Re: RFC - tree quotas for Linux (2.4.12, ext2)

Neil Brown (neilb@cse.unsw.edu.au)
Fri, 19 Oct 2001 10:53:03 +1000 (EST)


On Thursday October 18, mfedyk@matchmail.com wrote:
>
> Actually, it looks like Niel is creating a two level Quota system. In ther
> normal quota system, if you own a file anywhere, it is attributed to you.
> But, in the tree quota system, it is attributed to the owner of the
> tree...

Well, actually it is three level. Though I wouldn't call them
levels. They are really alternates.
The space usage of a filesystem object can be charged to
1/ the owner of the file
2/ the group-owner of the file
3/ the owner of the tree containing the file.

I added the third.
You could conceivable impose quotas of all three sorts, but I suspect
that would cause unfortunate interactions and be a management
headache. I would recommend only using one at a time.

>
> Niel, how do you plan to notify someone that their tree quota has been
> exceeded instead of their normal quota?
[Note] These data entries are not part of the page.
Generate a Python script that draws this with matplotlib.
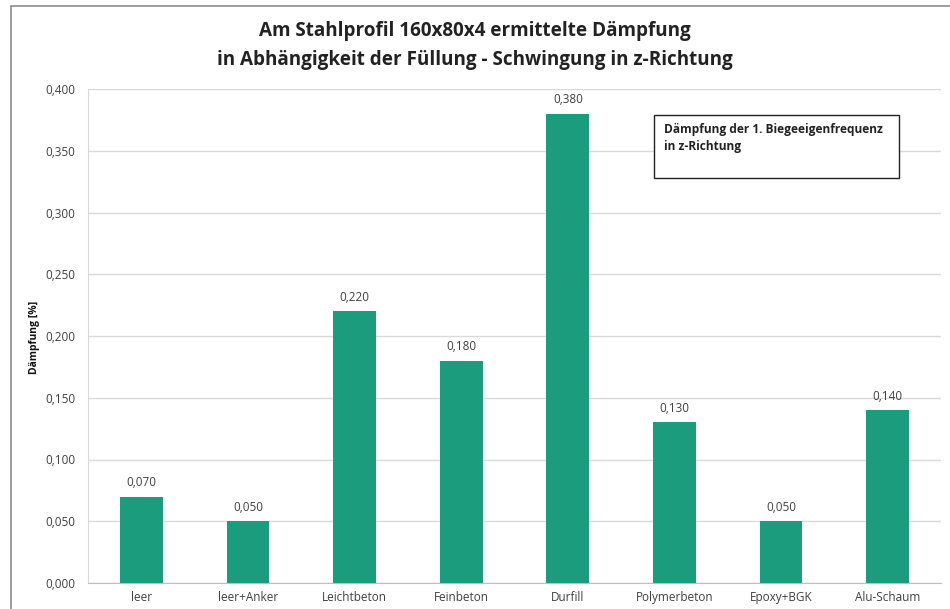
import matplotlib.pyplot as plt
from matplotlib.patches import Rectangle

plt.rcParams['font.family'] = ['Open Sans', 'DejaVu Sans']

fuellungen = ['leer', 'leer+Anker', 'Leichtbeton', 'Feinbeton', 'Durfill',
              'Polymerbeton', 'Epoxy+BGK', 'Alu-Schaum']
daempfung = [0.070, 0.050, 0.220, 0.180, 0.380, 0.130, 0.050, 0.140]
y_ticks = [0.0, 0.05, 0.10, 0.15, 0.20, 0.25, 0.30, 0.35, 0.40]

bar_color = '#1b9c7c'
text_color = '#404040'


def fmt(v):
    return f'{v:.3f}'.replace('.', ',')


fig = plt.figure(figsize=(9.5, 6.09), dpi=100)

# outer chart frame (open at right and bottom)
fig.add_artist(Rectangle((11 / 950, -0.1), 1.2, 1.1 - 6 / 609, transform=fig.transFigure,
                         fill=False, edgecolor='#8c8c8c', linewidth=1.2))

ax = fig.add_axes([88 / 950, 26 / 609, (941 - 88) / 950, (583 - 89) / 609])
x = range(len(fuellungen))
bars = ax.bar(x, daempfung, width=0.4, color=bar_color, zorder=3)

for xi, v in zip(x, daempfung):
    ax.text(xi, v + 0.006, fmt(v), ha='center', va='bottom', fontsize=8.5, color=text_color)

ax.set_xlim(-0.5, len(fuellungen) - 0.5)
ax.set_ylim(0, 0.4)
ax.set_yticks(y_ticks)
ax.set_yticklabels([fmt(t) for t in y_ticks])
ax.set_xticks(list(x))
ax.set_xticklabels(fuellungen)
ax.tick_params(axis='both', length=0, labelsize=8.5, labelcolor=text_color)
ax.tick_params(axis='y', pad=9)
ax.tick_params(axis='x', pad=6)
ax.grid(axis='y', color='#d9d9d9', linewidth=1, zorder=0)

for side in ['top', 'right']:
    ax.spines[side].set_visible(False)
ax.spines['left'].set_color('#d9d9d9')
ax.spines['bottom'].set_color('#bfbfbf')

# y axis title
fig.text(35 / 950, 1 - 337 / 609, 'Dämpfung [%]', rotation=90, ha='center', va='center',
         fontsize=7.5, fontweight='bold', color='#111111')

fig.text(0.5, 1 - 31 / 609, 'Am Stahlprofil 160x80x4 ermittelte Dämpfung',
         ha='center', va='center', fontsize=13.6, fontweight='bold', color='#222222')
fig.text(0.5, 1 - 60 / 609, 'in Abhängigkeit der Füllung - Schwingung in z-Richtung',
         ha='center', va='center', fontsize=13.6, fontweight='bold', color='#222222')

# annotation box
fig.add_artist(Rectangle((654 / 950, 1 - 178 / 609), (899 - 654) / 950, 63 / 609,
                         transform=fig.transFigure, facecolor='white',
                         edgecolor='#222222', linewidth=1, zorder=5))
fig.text(664 / 950, 1 - 138 / 609, 'Dämpfung der 1. Biegeeigenfrequenz\nin z-Richtung',
         ha='left', va='center', fontsize=8.6, fontweight='bold', color='#222222',
         linespacing=1.4, zorder=6)

fig.savefig('out.png', dpi=100)
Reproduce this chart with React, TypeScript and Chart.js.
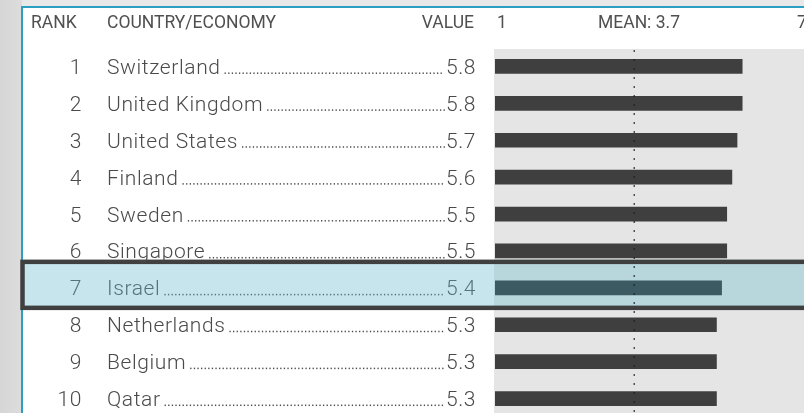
import React, { useEffect, useRef } from "react";
import { Chart, registerables } from "chart.js";

Chart.register(...registerables);

const ranks = ["1", "2", "3", "4", "5", "6", "7", "8", "9", "10"];
const countries = [
  "Switzerland",
  "United Kingdom",
  "United States",
  "Finland",
  "Sweden",
  "Singapore",
  "Israel",
  "Netherlands",
  "Belgium",
  "Qatar",
];
const values = [5.8, 5.8, 5.7, 5.6, 5.5, 5.5, 5.4, 5.3, 5.3, 5.3];
const highlightCountry = "Israel";
const scaleMin = 1;
const scaleMax = 7;
const meanValue = 3.7;
const headers = { rank: "RANK", country: "COUNTRY/ECONOMY", value: "VALUE", min: "1", mean: "MEAN: 3.7", max: "7" };

const W = 804;
const H = 413;
const CH = 420;

const TEXT = "#4a4a4a";
const ROW_FONT = "300 21px Roboto, 'Liberation Sans', sans-serif";
const HEAD_FONT = "400 17.5px Roboto, 'Liberation Sans', sans-serif";

const tablePlugin = {
  id: "tablePlugin",
  beforeDraw(chart: any) {
    const ctx = chart.ctx as CanvasRenderingContext2D;
    const ca = chart.chartArea;
    const y = chart.scales.y;
    ctx.save();
    const g = ctx.createLinearGradient(0, 0, 40, 0);
    g.addColorStop(0, "#d6d6d6");
    g.addColorStop(1, "#e2e2e2");
    ctx.fillStyle = g;
    ctx.fillRect(0, 0, W, CH);
    ctx.fillStyle = "#e8e8e8";
    ctx.fillRect(22, 0, W, 7);
    ctx.fillStyle = "#ffffff";
    ctx.fillRect(22, 8, W, CH);
    ctx.fillStyle = "#2b9fc2";
    ctx.fillRect(21, 6, W, 2);
    ctx.fillRect(21, 6, 2, CH);
    ctx.fillStyle = "#e5e5e5";
    ctx.fillRect(ca.left - 1, ca.top + 1, ca.right - ca.left + 2, CH);
    const hi = countries.indexOf(highlightCountry);
    if (hi >= 0) {
      const cy = y.getPixelForValue(hi);
      const top = cy - 28;
      const bot = cy + 22;
      ctx.fillStyle = "#c7e5ec";
      ctx.fillRect(22, top, W, bot - top);
      ctx.fillStyle = "#b8d7dd";
      ctx.fillRect(ca.left - 1, top, W, bot - top);
      ctx.strokeStyle = "#404040";
      ctx.lineWidth = 4.5;
      ctx.strokeRect(22.5, top + 2, W, bot - top - 4);
    }
    ctx.restore();
  },
  afterDatasetsDraw(chart: any) {
    const ctx = chart.ctx as CanvasRenderingContext2D;
    const ca = chart.chartArea;
    const x = chart.scales.x;
    const mx = Math.round(x.getPixelForValue(meanValue));
    ctx.save();
    ctx.fillStyle = "rgba(30,30,30,0.75)";
    for (let yy = ca.top + 2; yy < CH; yy += 9) {
      ctx.fillRect(mx - 0.5, yy, 1.5, 2);
    }
    ctx.restore();
  },
  afterDraw(chart: any) {
    const ctx = chart.ctx as CanvasRenderingContext2D;
    const y = chart.scales.y;
    const x = chart.scales.x;
    ctx.save();
    ctx.font = HEAD_FONT;
    ctx.fillStyle = "#505050";
    ctx.textBaseline = "alphabetic";
    ctx.textAlign = "left";
    ctx.fillText(headers.rank, 31, 28);
    ctx.fillText(headers.country, 107, 28);
    ctx.textAlign = "right";
    ctx.fillText(headers.value, 474, 28);
    ctx.textAlign = "left";
    ctx.fillText(headers.min, x.getPixelForValue(scaleMin) + 2, 28);
    ctx.fillText(headers.mean, 598, 28);
    ctx.fillText(headers.max, 797, 28);

    ctx.font = ROW_FONT;
    (ctx as any).letterSpacing = "0.6px";
    countries.forEach((c, i) => {
      const cy = y.getPixelForValue(i);
      const base = cy + 7.5;
      const isHi = c === highlightCountry;
      ctx.fillStyle = isHi ? "#56727a" : TEXT;
      ctx.textAlign = "right";
      ctx.fillText(ranks[i], 82, base);
      ctx.textAlign = "left";
      ctx.fillText(c, 107, base);
      const nameEnd = 107 + ctx.measureText(c).width + 2;
      const valText = values[i].toFixed(1);
      ctx.textAlign = "right";
      ctx.fillText(valText, 476, base);
      const valStart = 476 - ctx.measureText(valText).width - 2;
      for (let dx = nameEnd + 2; dx < valStart; dx += 3.6) {
        ctx.fillRect(dx, base - 1.5, 1.3, 1.5);
      }
    });
    ctx.restore();
  },
};

export default function App() {
  const ref = useRef<HTMLCanvasElement | null>(null);
  useEffect(() => {
    document.body.style.margin = "0";
    if (!ref.current) return;
    const chart = new Chart(ref.current, {
      type: "bar",
      data: {
        labels: countries,
        datasets: [
          {
            data: values,
            backgroundColor: countries.map((c) => (c === highlightCountry ? "#3b5a61" : "#3f3f3f")),
            barThickness: 14,
            borderWidth: 0,
          },
        ],
      },
      options: {
        indexAxis: "y",
        responsive: false,
        animation: false,
        devicePixelRatio: 1,
        layout: { padding: { left: 495, right: 0, top: 48, bottom: 3 } },
        scales: {
          x: { min: scaleMin, max: scaleMax, display: false },
          y: { display: false },
        },
        plugins: {
          legend: { display: false },
          tooltip: { enabled: false },
        },
      },
      plugins: [tablePlugin],
    });
    return () => chart.destroy();
  }, []);
  return (
    <div style={{ position: "fixed", left: 0, top: 0, width: W, height: H, overflow: "hidden" }}>
      <canvas ref={ref} width={W} height={CH} style={{ display: "block", width: W, height: CH }} />
    </div>
  );
}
In what sense? The kernel prints warning when you go over-quota.
It only does it if the process that causes quota to be exceeded is
reponsible for the quota. This is determined in "need_print_warning"
in fs/dquot.c
I haven't added a TREEQUOTA branch to that yet (just a FIXME comment).
A few moments reflection suggests that I should just "return 1" for
TREEQUOTA, so anyone who exceeds the quota gets the warning, not just
the owner.

However, all my customers access their files via NFS and so don't get
these warnings.
I have a nightly job that sends email to people who are over quota,
and a global login script that prints a warning of the person is over
quota.
So they don't know the moment that they exceed their quota, but
should find out soon enough....

I wonder if NFSv4 should have a "Soft-Quota-Exceeded" non-error return
state so that clients could warn their users.... It doesn't yet.